Sheridan later congratulates her on getting the treaty signed, and gives her a present from the Lumati ambassador - what might be a hat, or perhaps a disturbing alien sex toy - and a note that says “Next time: My way.”

4) In the D-Plot, Narn/Centauri violence is erupting on the station among civilians as a result of the war. This is a serious problem as there’s about 40,000 of each species on the station, so they’re constantly coming into conflict, and riots are brewing. A nameless Centauri troublemaker is picking fights. The situation gets immeasurably worse when Zack breaks up a fight, and is forced to kill a Narn while defending the troublemaker. This makes life harder for G’kar, who’s having difficulty keeping his people in check, and this, of course, hampers his abilities to make alliances *against* the Centauri. Who wants to defend a rabble? Ultimately this results in an actual challenge for his authority, a really badly choreographed, goofy WWF smack down (Look, Andreas Katsulas was an astounding actor, and I’m deeply impressed, but this fight makes it very painfully apparent that regardless his chops, physically he was a middle-aged chainsmoker in about 45 pounds of latex). He wins, but is stabbed, and he turns his challenger (Who killed the Nameless Centauri Troublemaker a bit ago) over to Sheridan.

5) Blocked from doing anything openly to help the Narn, Sheridan works through back channels. He gets Franklin to re-open some of his Telepath Railroad contacts to ship Narn refugees out of the affected areas, to places where they’ll be safe. He and Delenn conspire to use Minbari freighters to haul unused, spare food from B5 that’s just going to be thrown out *to* the Narn (In neutral or noncontested space) and haul out more refugees. They’re really putting their asses on the line. And if G’kar talks of it, the aid goes away. G’kar does not seem thrilled, and Sheridan somewhat bluntly says “I thought you’d be pleased.” G’kar becomes effusive in his thanks, leaves, and then - not knowing whether to laugh or cry - he breaks down doing both

The End

OBSERVATIONS

“Lumati” is probably intended to be a play on “Enlightened.”

Main cast:
Sheridan, Ivonova, Garibaldi, Franklin, Delenn, Londo, Vir, G’Kar
Also rans:
Lt. Corwin, Na’Toth, Zack Allen, Kat the bartender.

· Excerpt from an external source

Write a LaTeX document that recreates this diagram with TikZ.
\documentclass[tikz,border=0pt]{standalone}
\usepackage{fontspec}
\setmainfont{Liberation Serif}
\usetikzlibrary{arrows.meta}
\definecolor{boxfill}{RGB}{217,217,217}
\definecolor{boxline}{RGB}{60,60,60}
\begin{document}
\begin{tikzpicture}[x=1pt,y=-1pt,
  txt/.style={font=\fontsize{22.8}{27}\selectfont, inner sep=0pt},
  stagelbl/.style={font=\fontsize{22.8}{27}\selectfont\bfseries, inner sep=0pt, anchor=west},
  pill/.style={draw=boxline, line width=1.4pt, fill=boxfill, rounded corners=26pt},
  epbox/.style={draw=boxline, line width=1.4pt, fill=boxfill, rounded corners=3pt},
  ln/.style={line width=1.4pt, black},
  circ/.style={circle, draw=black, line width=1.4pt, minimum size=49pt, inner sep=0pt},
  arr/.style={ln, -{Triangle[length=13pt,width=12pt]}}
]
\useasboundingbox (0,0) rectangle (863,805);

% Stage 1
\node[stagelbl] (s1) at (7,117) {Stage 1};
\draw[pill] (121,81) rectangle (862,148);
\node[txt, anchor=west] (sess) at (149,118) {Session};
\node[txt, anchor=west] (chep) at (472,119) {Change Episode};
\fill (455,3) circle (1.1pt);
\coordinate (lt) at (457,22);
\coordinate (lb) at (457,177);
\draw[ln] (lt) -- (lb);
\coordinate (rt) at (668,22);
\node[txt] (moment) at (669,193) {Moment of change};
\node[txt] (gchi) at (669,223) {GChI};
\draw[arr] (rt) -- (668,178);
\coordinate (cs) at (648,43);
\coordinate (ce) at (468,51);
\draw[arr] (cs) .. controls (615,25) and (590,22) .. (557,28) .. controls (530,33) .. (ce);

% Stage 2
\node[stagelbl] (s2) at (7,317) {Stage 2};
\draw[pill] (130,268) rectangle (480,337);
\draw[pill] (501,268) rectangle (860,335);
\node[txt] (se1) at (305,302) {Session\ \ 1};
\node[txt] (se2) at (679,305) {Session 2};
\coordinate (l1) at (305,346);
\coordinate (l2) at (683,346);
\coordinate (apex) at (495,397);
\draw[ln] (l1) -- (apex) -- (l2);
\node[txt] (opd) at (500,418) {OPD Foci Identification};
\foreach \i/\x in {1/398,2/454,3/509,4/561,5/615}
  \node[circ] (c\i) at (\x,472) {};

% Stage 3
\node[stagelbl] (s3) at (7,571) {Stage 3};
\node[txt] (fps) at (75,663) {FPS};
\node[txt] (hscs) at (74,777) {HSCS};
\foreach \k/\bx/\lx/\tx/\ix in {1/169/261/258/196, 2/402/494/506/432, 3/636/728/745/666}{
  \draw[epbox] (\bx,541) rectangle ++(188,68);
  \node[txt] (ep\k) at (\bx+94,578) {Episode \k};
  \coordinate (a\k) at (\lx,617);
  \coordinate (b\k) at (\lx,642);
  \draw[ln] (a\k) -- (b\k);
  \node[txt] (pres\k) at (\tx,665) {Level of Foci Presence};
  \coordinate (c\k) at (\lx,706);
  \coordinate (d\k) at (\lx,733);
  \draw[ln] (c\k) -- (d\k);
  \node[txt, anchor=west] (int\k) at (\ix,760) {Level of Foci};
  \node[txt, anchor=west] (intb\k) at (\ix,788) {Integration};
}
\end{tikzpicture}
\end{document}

This is the first ep where Zack has something significant to do.

It’s actually never entirely clear if the Centauri are lying when they say the Narn are using their own people as shields. They may be.

This is the first time Delenn has admitted to being at the disastrous first contact between humans and her own people. The Soulhunter in season one recognized her, of course, so we already knew, but she seems a little more open now that she’s not on the grey council. Her headbone is distractingly uneven in her scene with G’kar, by the way. I really like her and Sheridan immediately conspiring together to get round the limitations of both their positions and governments. I *like* good people who will not be stopped from doing good, even if it takes some subterfuge.

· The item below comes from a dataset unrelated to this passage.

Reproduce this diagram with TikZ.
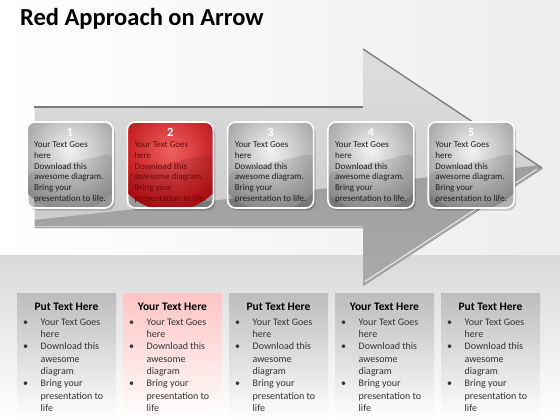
\documentclass[tikz,border=0pt]{standalone}
\usepackage{fontspec}
\setmainfont{Carlito}
\usetikzlibrary{calc}
\definecolor{bgtop}{HTML}{EDEDED}
\definecolor{bandtop}{HTML}{D9D9D9}
\definecolor{arrowhi}{HTML}{DEDEDE}
\definecolor{arrowlo}{HTML}{C6C6C6}
\definecolor{arrowdk}{HTML}{9E9E9E}
\definecolor{arrowdk2}{HTML}{ABABAB}
\definecolor{edgedk}{HTML}{7A7A7A}
\definecolor{grayin}{HTML}{F2F2F2}
\definecolor{grayout}{HTML}{969696}
\definecolor{redin}{HTML}{F06060}
\definecolor{redout}{HTML}{B80A10}
\definecolor{graytext}{HTML}{1E1E1E}
\definecolor{redtext}{HTML}{6A0808}
\definecolor{graytop}{HTML}{BDBDBD}
\definecolor{pinktop}{HTML}{FFC4C4}
\definecolor{listtext}{HTML}{333333}
\colorlet{ci}{grayin}\colorlet{co}{grayout}\colorlet{ct}{graytext}\colorlet{pt}{graytop}
\begin{document}
\begin{tikzpicture}[x=1pt,y=-1pt,
  card/.style={draw=white, line width=1.6pt, rounded corners=8pt,
    minimum width=86pt, minimum height=86pt, inner sep=0pt,
    path picture={
      \shade[inner color=ci, outer color=co]
        ([yshift=14pt]path picture bounding box.center) circle (60pt);
      \fill[black,opacity=.09]
        ([yshift=-8pt]path picture bounding box.west) --
        ([yshift=12pt]path picture bounding box.east) --
        (path picture bounding box.south east) --
        (path picture bounding box.south west) -- cycle;}},
  cardnum/.style={font=\bfseries\fontsize{12.5}{13}\selectfont, text=white, inner sep=0pt},
  cardtxt/.style={anchor=north west, inner sep=0pt, align=left, text=ct,
    font=\fontsize{9}{10.8}\selectfont},
  panel/.style={minimum width=99pt, minimum height=127pt, inner sep=0pt,
    top color=pt, bottom color=white},
  ptitle/.style={font=\bfseries\fontsize{11.5}{13}\selectfont, inner sep=0pt},
  plist/.style={anchor=north west, inner sep=0pt, text=listtext,
    font=\fontsize{10}{12.3}\selectfont}
]
\useasboundingbox (0,0) rectangle (560,420);
% background
\shade[left color=white, right color=bgtop] (0,0) rectangle (560,255);
\shade[top color=bandtop, bottom color=white] (0,255) rectangle (560,420);
% title
\node[anchor=base west, inner sep=0pt, font=\bfseries\fontsize{24.5}{28}\selectfont] (title) at (20,25.5) {Red Approach on Arrow};
% arrow
\def\arrowpath{(34,107) -- (363,107) -- (363,49) -- (542,168) -- (363,285) -- (363,228) -- (34,228) -- cycle}
\draw[edgedk!80, line width=2pt] (363,285) -- (542,168);
\shade[top color=arrowhi, bottom color=arrowlo] \arrowpath;
\begin{scope}
  \clip \arrowpath;
  \shade[top color=arrowdk, bottom color=arrowdk2] (0,223.7) -- (560,163) -- (560,300) -- (0,300) -- cycle;
\end{scope}
\draw[edgedk, line width=1.3pt] (34,107) -- (363,107);
\draw[edgedk, line width=1.3pt] (363,49) -- (542,168);
\draw[white, opacity=.6, line width=.8pt] (34,107.8) -- (34,228);
\draw[white, opacity=.8, line width=1pt] (365,281.5) -- (537,169);
\draw[white, opacity=.5, line width=1pt] (34,226.5) -- (363,226.5);
% cards
\foreach \i in {1,...,5} {
  \pgfmathsetmacro\cx{70+100.3*(\i-1)}
  \ifnum\i=2 \colorlet{ci}{redin}\colorlet{co}{redout}\colorlet{ct}{redtext}%
  \else \colorlet{ci}{grayin}\colorlet{co}{grayout}\colorlet{ct}{graytext}\fi
  \fill[black, opacity=.18, rounded corners=8pt] (\cx-41,124.5) rectangle ++(86,86);
  \node[card] (card\i) at (\cx,165) {};
  \node[cardnum] (num\i) at (\cx,132) {\i};
  \node[cardtxt] (txt\i) at (\cx-36,141.5) {Your Text Goes\\here\\Download this\\awesome diagram.\\Bring your\\presentation to life.};
}
% panels
\foreach \i/\t in {1/Put Text Here,2/Your Text Here,3/Put Text Here,4/Your Text Here,5/Put Text Here} {
  \pgfmathsetmacro\px{66.5+106*(\i-1)}
  \ifnum\i=2 \colorlet{pt}{pinktop}\else \colorlet{pt}{graytop}\fi
  \node[panel] (panel\i) at (\px,356.5) {};
  \node[ptitle] (ptitle\i) at (\px,307) {\t};
  \node[plist] (plist\i) at (\px-43.5,316.5) {\begin{tabular}{@{}p{17.5pt}@{}l@{}}
    •&Your Text Goes\\ &here\\ •&Download this\\ &awesome\\ &diagram\\
    •&Bring your\\ &presentation to\\ &life\end{tabular}};
}
\end{tikzpicture}
\end{document}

Londo’s new wardrobe is intended to reflect his descent into darkness, and this is kind of his last gasp before he drowns in it. You’ll note his hair is darker, too.

The disembarcation thing in the hangar bay is interesting. It’s a kind of cherry picker on a track that takes the people from the hatch of the Lumati ship to the disembarkation area. We’ve never seen it before, and I’m not sure we ever see it again, but it makes sense.

The whole slam on Star Trek’s Prime Directive is pretty funny, and the gag of making the Lumati preachy and ugly may be an obvious gag, but a good one. They’re an interesting species besides that: The ruling caste use “Servitors” with whom they communicate telepathically. The Servitors speak for their masters, until the masters decide whether or not the others in the room are inferior or not. If they’re not inferior, they’ll speak to them directly. This, too, is a slam on the ‘non interference’ thing. In this case, the “Servitor” is played by musician Paul Williams (Who wrote “The Rainbow Connection”) and his character is named “Toq.” Get it? Say it out loud. Get it now? What I liked about this - and I liked it at the time - was that the Prime Directive is demonstrably immoral, and yet because its’ such a pop culture icon, it gets a free pass without people even considering it. Here, beyond the cheap joke factor, we’ve got B5 actually asking one of those questions Science Fiction is *supposed* to ask, but generally doesn’t.

To wit: The Prime Directive is Evolution-in-action: you figure it out yourself, or you die, with no help from the Federation. That’s the way the universe is. However, is it moral to sit by and let people die when you can stop it? Even though this contradicts evolution? Well, obviously, no, it’s not moral because (A) civilization is based on taking care of those who need it, at least as far as is practicable, and (B) once you actually become a tool user, Evolution is pretty much done with you anyway. You cease to be shaped by your environment, and you begin to shape it yourself (As per Larry Niven)

WILL CONSERVATIVES LIKE THIS EPISODE?

I think so, though it’s not a slam dunk like “Gropos.” It’s more subtle.